In 1982, the 401(k) plan was introduced. For a large number of American workers this is the main retirement savings vehicle provided by their employer. It has supplanted the defined benefit pension plan at most companies.

Photo by Carolyn Forsyth

September, 2017

Do I need a 401(k)?

The answer is… YES!

A 401(k) provides the following benefits:

The funds are placed in your account pre-tax. So, if your tax rate is 20% you get $1.00 instead of 80 cents. You will pay taxes when you withdraw funds from your 401(k) but the expectation is that you will have a lower tax rate (if retired) or you will be using funds for an important purpose (home purchase, college costs, medical need).

Your company may offer matching contributions up to a given percentage (usually 3% to 5%). If so, make sure that you capture all of those matching funds.  That gives you an extra savings amount.

The funds are captured monthly and you don’t have to think about it.  That means it happens every month and helps you build your savings.

In general, the fees are generally less than if you were doing this as an individual. This is not true in all cases but generally your company will be able to get a lower fee for the investors in their 401(k).

These benefits make the 401(k) an efficient way to save money for future use.

Are their risks? Of course there are risks. The days of the 5% savings account (guaranteed by the FDIC) are long gone. You have to select an investment fund or funds where your money is directed. That choice should be appropriate for your age and financial plan (too conservative and you forego earnings, too aggressive and you risk losses). Some funds have inappropriate fees.  Some funds are badly managed. All of these issues exist with or without a 401(k). So utilizing an investment vehicle that has some additional benefits is a good approach.

Do I need an IRA?

An IRA (Individual Retirement Account) does not have the same benefits as a 401(k). Contributions (other than a rollover from a 401(k)) are usually after-tax and the individual pays the fees for maintaining the account. There will not be a company contribution.
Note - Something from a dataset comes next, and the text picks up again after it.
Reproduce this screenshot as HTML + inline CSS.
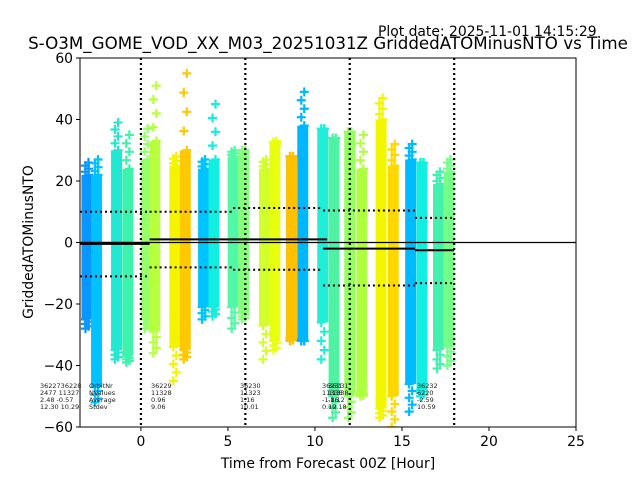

If you leave an employer where you have a 401(k) you can transfer the funds from the 401(k) to an IRA (the transfer has special rules so that you do not trigger a taxable event). The advantage in moving the funds from the 401(k) to the IRA is that you have more control over the investment choices. You are no longer limited to the choices of your previous employer's 401(k) plan.

The tax advantage of the IRA is that funds are not taxed until they are removed from the IRA. You may buy and sell stocks, bonds, mutual funds and U.S. Treasuries and not incur a taxable event until the funds are removed from the IRA. Ideally, when you do remove the funds, you are in a more favorable tax position.

You will need an IRA if you have to move your funds from a company 401(k) to maintain the tax status of the funds. An IRA is another way to invest funds for the future and defer the taxes.